We need to be especially wary right now because the anti-imperialist politics of the U.S. left are pretty weak in the wake of the fall of the antiwar movement from a decade ago.

It’s not a coincidence that Bernie Sanders’ critique of the Democratic status quo on trade marks the key place where his policies and rhetoric come closest to Trump’s. As I wrote during the Sanders campaign for the Democratic presidential nomination, his left version of economic nationalism left much to be desired.

The left needs to stand firm and develop our own principles, not of economic nationalism or “anti-globalization,” but, as we called it in the period between the Battle of Seattle and the 9/11 attacks, of “global justice.” That goes hand in hand with anti-imperialism and internationalism.

But we have to do better than the global justice movement of the late 1990s, at least the U.S. version, which also had a dose of economic nationalism engrained in it. The proof is in the pudding: when 9/11 happened and the war in Afghanistan began, the global justice movement collapsed, while liberals and progressives fell in line with support for imperialist war — a long war that has not abated since.
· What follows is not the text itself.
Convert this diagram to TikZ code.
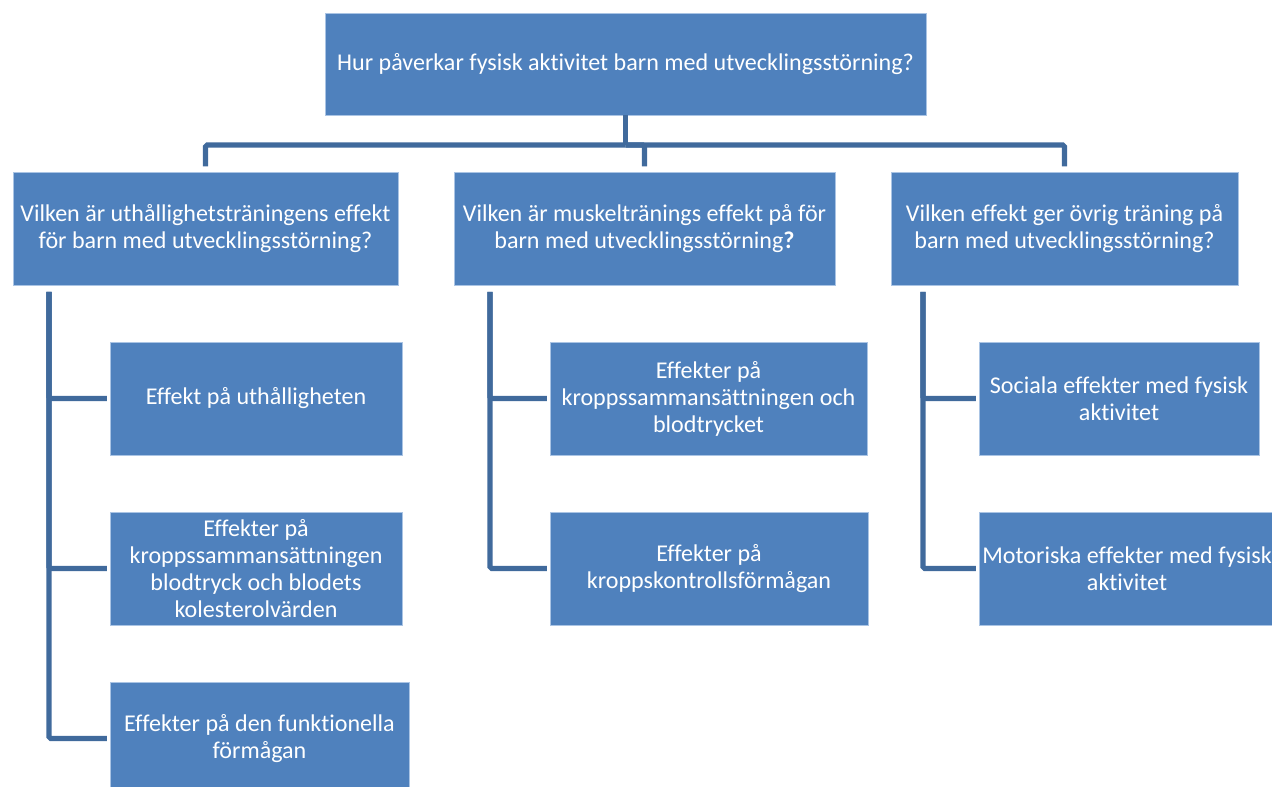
\documentclass[tikz,border=0pt]{standalone}
\usepackage{fontspec}
\setmainfont{Carlito}[Ligatures=NoCommon]
\usetikzlibrary{calc}

\definecolor{boxblue}{RGB}{79,129,189}
\definecolor{boxedge}{RGB}{170,196,228}
\definecolor{linkblue}{RGB}{64,106,156}

\begin{document}
\begin{tikzpicture}[x=0.02cm,y=-0.02cm,
  qbox/.style={fill=boxblue,draw=boxedge,line width=0.5pt,text=white,
    align=center,inner sep=0pt,minimum height=2.26cm,
    font=\fontsize{13.7}{15.4}\selectfont},
  conn/.style={draw=linkblue,line width=3pt,rounded corners=1pt}]

\clip (0,0) rectangle (1272,787);

% main question
\node[qbox,minimum width=12.02cm,minimum height=2.04cm] (top) at (625.5,64)
  {Hur påverkar fysisk aktivitet barn med utvecklingsstörning?};

% sub questions
\node[qbox,minimum width=7.7cm] (qa) at (205.5,228.5)
  {Vilken är uthållighetsträningens effekt\\för barn med utvecklingsstörning?};
\node[qbox,minimum width=7.62cm] (qb) at (644.5,228.5)
  {Vilken är muskeltränings effekt på för\\barn med utvecklingsstörning\textbf{?}};
\node[qbox,minimum width=6.94cm] (qc) at (1064.5,228.5)
  {Vilken effekt ger övrig träning på\\barn med utvecklingsstörning?};

% effects
\node[qbox,minimum width=5.84cm] (a1) at (256,398.5) {Effekt på uthålligheten};
\node[qbox,minimum width=5.84cm] (a2) at (256,568.5)
  {Effekter på\\kroppssammansättningen\\blodtryck och blodets\\kolesterolvärden};
\node[qbox,minimum width=5.98cm] (a3) at (259.5,738.5)
  {Effekter på den funktionella\\förmågan};

\node[qbox,minimum width=6.34cm] (b1) at (708.5,398.5)
  {Effekter på\\kroppssammansättningen och\\blodtrycket};
\node[qbox,minimum width=6.36cm] (b2) at (709,568.5)
  {Effekter på\\kroppskontrollsförmågan};

\node[qbox,minimum width=5.6cm] (c1) at (1119,398.5)
  {Sociala effekter med fysisk\\aktivitet};
\node[qbox,minimum width=5.92cm] (c2) at (1127,568.5)
  {Motoriska effekter med fysisk\\aktivitet};

\coordinate (bus) at (625.5,145);
\coordinate (ta) at (49,292);
\coordinate (tb) at (490,292);
\coordinate (tc) at (923,292);

\draw[conn] (top.south) -- (bus);
\draw[conn,shorten >=3pt] (bus) -| (qa.north);
\draw[conn,shorten >=3pt] (bus) -| (qb.north);
\draw[conn,shorten >=3pt] (bus) -| (qc.north);

\draw[conn,shorten >=1.5pt] (ta) |- (a1.west);
\draw[conn,shorten >=1.5pt] (ta) |- (a2.west);
\draw[conn,shorten >=1.5pt] (ta) |- (a3.west);

\draw[conn,shorten >=1.5pt] (tb) |- (b1.west);
\draw[conn,shorten >=1.5pt] (tb) |- (b2.west);

\draw[conn,shorten >=1.5pt] (tc) |- (c1.west);
\draw[conn,shorten >=1.5pt] (tc) |- (c2.west);

\end{tikzpicture}
\end{document}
Imperialism is about economic and military policies working together to ensure the continued dominance of the wealthiest capitalist countries and their allies over the rest. The forms of these policies change: free market or protectionism; boots on the ground or drone strikes; multilaterally through the UN or unilaterally by the U.S. alone.

But for the working class in the U.S. and around the rest of the world, one thing doesn’t change: Imperialism kills. Period.